MIMO systems use multiple antennas to exploit spatial diversity, improving reliability through redundant paths and increasing throughput through spatial multiplexing. Massive MIMO systems with dozens or hundreds of antenna elements enable the beamforming essential for mmWave communications.
Power Management
Power consumption often dominates wireless device design, particularly for battery-powered and energy-harvesting systems. Radio transceivers typically consume significant power during transmission and reception, making duty cycling essential for extending battery life.
Protocol features supporting power management include scheduled wake-up times, asynchronous preamble detection, and wake-on-radio capabilities. Device designers balance responsiveness against power consumption, selecting protocols and configurations appropriate for application requirements.
Power amplifier efficiency significantly impacts transmit power consumption. Modern designs use techniques such as envelope tracking and digital predistortion to improve efficiency while maintaining signal quality.
Regulatory Compliance
Wireless devices must comply with regulations governing radio transmissions in their operating regions. Requirements address maximum transmit power, occupied bandwidth, spurious emissions, and duty cycle limitations. Different regions maintain different allocations for unlicensed bands, requiring multi-region products to support multiple configurations.
Certification processes such as FCC certification in the United States, CE marking in Europe, and similar requirements elsewhere verify that devices meet regulatory requirements. Modular certification allows pre-certified radio modules to simplify the approval process for end products.
Emerging Trends
6G Research Directions
Research into sixth-generation wireless systems explores frequencies above 100 GHz, including terahertz bands promising enormous bandwidths for extreme data rates. Reconfigurable intelligent surfaces could manipulate radio environments to improve coverage and capacity. Integrated sensing and communication would enable radios to simultaneously transfer data and perceive their surroundings.
Satellite Internet of Things
Low-earth orbit satellite constellations are enabling direct satellite connectivity for IoT devices, providing global coverage without terrestrial infrastructure. Modified LPWAN protocols extend reach to remote locations, supporting applications in maritime, agricultural, and logistics sectors.
Ambient IoT
Backscatter communication techniques enable battery-free devices to communicate by reflecting and modulating ambient radio signals.
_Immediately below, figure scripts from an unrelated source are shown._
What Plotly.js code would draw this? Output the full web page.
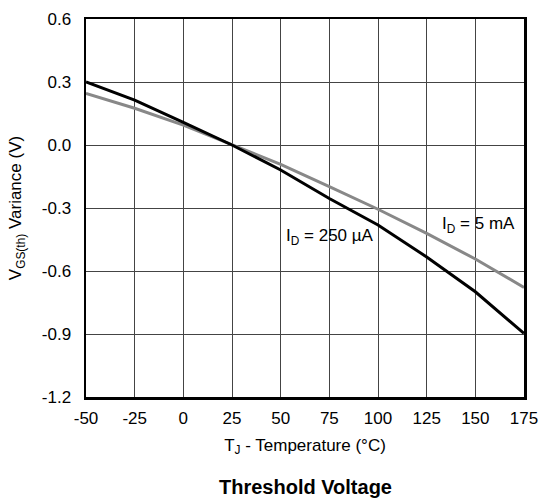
<!DOCTYPE html>
<html>
<head>
<meta charset="utf-8">
<script src="https://cdn.plot.ly/plotly-3.0.1.min.js"></script>
<style>html,body{margin:0;padding:0;background:#fff;}#chart{width:541px;height:498px;}</style>
</head>
<body>
<div id="chart"></div>
<script>
var temperature = [-50, -25, 0, 25, 50, 75, 100, 125, 150, 175];
var id250uA = [0.30, 0.214, 0.108, 0, -0.119, -0.255, -0.381, -0.533, -0.699, -0.897];
var id5mA = [0.246, 0.175, 0.095, 0, -0.092, -0.198, -0.306, -0.421, -0.543, -0.678];
var yTicks = [0.6, 0.3, 0.0, -0.3, -0.6, -0.9, -1.2];
var yTickText = ['0.6', '0.3', '0.0', '-0.3', '-0.6', '-0.9', '-1.2'];
var xTicks = [-50, -25, 0, 25, 50, 75, 100, 125, 150, 175];
var xTickText = ['-50', '-25', '0', '25', '50', '75', '100', '125', '150', '175'];

var font = 'Liberation Sans, Arial, Helvetica, sans-serif';
var fs = 17;

var traces = [
  {x: temperature, y: id5mA, mode: 'lines', line: {color: '#888888', width: 3}, hoverinfo: 'skip'},
  {x: temperature, y: id250uA, mode: 'lines', line: {color: '#000000', width: 3}, hoverinfo: 'skip'}
];

var layout = {
  width: 541, height: 498,
  margin: {l: 86, r: 17, t: 19, b: 101},
  paper_bgcolor: '#fff', plot_bgcolor: '#fff',
  showlegend: false,
  font: {family: font, size: fs, color: '#000'},
  xaxis: {
    range: [-50, 175], tickvals: xTicks, ticktext: xTickText, ticks: '',
    ticklabelstandoff: 4,
    showgrid: true, gridcolor: '#444', gridwidth: 1,
    showline: true, mirror: true, linecolor: '#000', linewidth: 2.5,
    zeroline: false, fixedrange: true,
    tickfont: {family: font, size: fs},
    title: {text: 'T<sub>J</sub> - Temperature (°C)', font: {family: font, size: fs}, standoff: 12}
  },
  yaxis: {
    range: [-1.2, 0.6], tickvals: yTicks, ticktext: yTickText, ticks: '',
    ticklabelstandoff: 9,
    showgrid: true, gridcolor: '#444', gridwidth: 1,
    showline: true, mirror: true, linecolor: '#000', linewidth: 2.5,
    zeroline: false, fixedrange: true,
    tickfont: {family: font, size: fs},
    title: {text: 'V<sub>GS(th)</sub> Variance (V)', font: {family: font, size: fs}, standoff: 16}
  },
  annotations: [
    {x: 75.1, y: -0.438, xref: 'x', yref: 'y', text: 'I<sub>D</sub> = 250 µA', showarrow: false, font: {family: font, size: fs}},
    {x: 151.6, y: -0.381, xref: 'x', yref: 'y', text: 'I<sub>D</sub> = 5 mA', showarrow: false, font: {family: font, size: fs}},
    {x: 0.5, y: 0, xref: 'paper', yref: 'paper', yshift: -103, text: '<b>Threshold Voltage</b>', showarrow: false, font: {family: font, size: 20}}
  ]
};

Plotly.newPlot('chart', traces, layout, {displayModeBar: false, staticPlot: true});
</script>
</body>
</html>
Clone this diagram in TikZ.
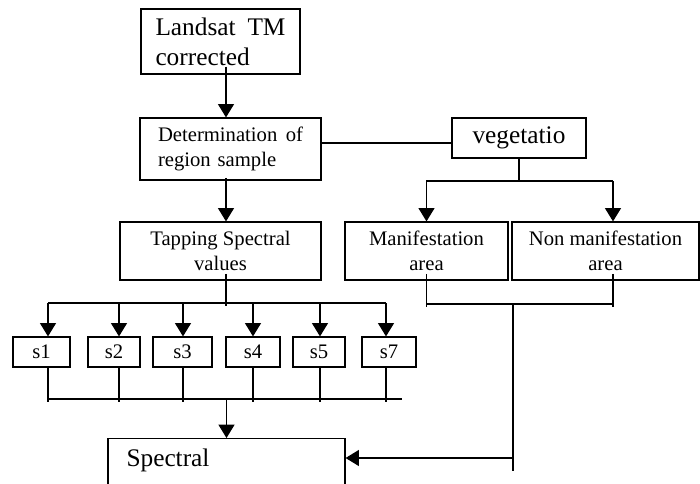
\documentclass[tikz,border=0pt]{standalone}
\usepackage{fontspec}
\setmainfont{Liberation Serif}
\usetikzlibrary{arrows.meta, positioning, calc}

\begin{document}
\begin{tikzpicture}[
    x=0.75pt, y=-0.75pt,
    box/.style={draw, line width=0.9pt, inner sep=0pt, align=center},
    big/.style={font=\fontsize{19}{22.5}\selectfont},
    mid/.style={font=\fontsize{15.5}{19}\selectfont},
    arrow/.style={-{Triangle[length=10pt, width=12pt]}, line width=0.9pt},
    line/.style={line width=0.9pt}
]
    \useasboundingbox (0,0) rectangle (700,483);
    \clip (0,0) rectangle (700,483);

    % top chain
    \node[box, big, minimum width=119.25pt, minimum height=48.75pt, text width=97.5pt, align=left]
        at (220.5,41.5) (landsat) {Landsat\hfill TM\\corrected};
    \node[box, mid, minimum width=135.75pt, minimum height=46.5pt, text width=108.75pt, align=left]
        at (230.5,149) (region) {Determination\hfill of\\region sample};
    \node[box, big, minimum width=100.5pt, minimum height=30pt] at (519,138) (veg) {vegetatio};
    \node[box, mid, minimum width=150.75pt, minimum height=43.5pt] at (220.5,251) (tapping) {Tapping Spectral\\values};
    \node[box, mid, minimum width=122.25pt, minimum height=43.5pt] at (426.5,251) (manif) {Manifestation\\area};
    \node[box, mid, minimum width=140.25pt, minimum height=43.5pt] at (605.5,251) (nonmanif) {Non manifestation\\area};

    % bands
    \foreach \n/\cx/\w/\ax in {s1/41.5/42.75/48, s2/114/39/119, s3/182.5/44.25/183,
                               s4/253/40.5/253, s5/319/39/320, s7/389/40.5/386} {
        \node[box, mid, minimum width=\w pt, minimum height=22.5pt] at (\cx,352) (\n) {\n};
        \coordinate (a\n) at (\ax,303);
    }

    \node[box, big, anchor=north, minimum width=177.75pt, text width=150pt, align=left,
          inner ysep=7.5pt, text depth=22.5pt] at (226.5,438) (spectral) {Spectral};

    % helper coordinates
    \coordinate (spine) at (226,0);
    \coordinate (vj) at (0,181);
    \coordinate (nx) at (613,0);
    \coordinate (mj) at (0,304);
    \coordinate (rx) at (513,0);
    \coordinate (tj) at (0,303);
    \coordinate (bj) at (0,399);
    \coordinate (bend) at (402,399);

    % connectors
    \draw[arrow] ([yshift=6pt]landsat.south -| spine) -- (region.north -| spine);
    \draw[line] ([yshift=4.5pt]region.east) coordinate (d1) -- (d1 -| veg.west);
    \draw[arrow] ([yshift=2pt]region.south -| spine) -- (tapping.north -| spine);

    \draw[line] (veg.south) -- (veg.south |- vj);
    \draw[arrow] (vj -| nx) -- (vj -| manif) -- (manif.north);
    \draw[arrow] (vj -| nx) -- (nx |- nonmanif.north);

    \draw[line] ([yshift=5pt]manif.south) -- ([yshift=-2pt]manif.south |- mj);
    \draw[line] ([yshift=5pt]nonmanif.south -| nx) -- ([yshift=-2pt]nx |- mj);
    \draw[line] (mj -| manif) -- (mj -| nx);
    \draw[line] (rx |- mj) -- (rx |- 0,471);
    \draw[arrow] (rx |- 0,458) coordinate (sa) -- (sa -| spectral.east);

    \draw[line] ([yshift=5pt]tapping.south -| spine) -- ([yshift=-2pt]spine |- tj);
    \draw[line] (as1) -- (as7);
    \foreach \n in {s1, s2, s3, s4, s5, s7} {
        \draw[arrow] (a\n) -- (a\n |- \n.north);
        \draw[line] (a\n |- \n.south) -- ([yshift=-2.5pt]a\n |- bj);
    }
    \draw[line] (bj -| as1) -- (bend);
    \draw[arrow] (spectral.north |- bj) -- (spectral.north);
\end{tikzpicture}
\end{document}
This approach promises nearly zero-power operation for simple sensors and tags, potentially enabling trillion-device networks.
Summary
Wireless digital interfaces encompass a diverse ecosystem of technologies optimized for different combinations of range, data rate, power consumption, and reliability. From the personal area networks served by Bluetooth and NFC to the wide-area coverage of LoRaWAN and cellular IoT, engineers have numerous options for untethered connectivity.
Selecting the appropriate wireless technology requires understanding application requirements and matching them to protocol capabilities. Factors including range, data rate, latency, power budget, regulatory environment, and deployment density all influence technology selection. As wireless technologies continue to evolve, new capabilities will enable applications not yet imagined while improving the performance and efficiency of existing use cases.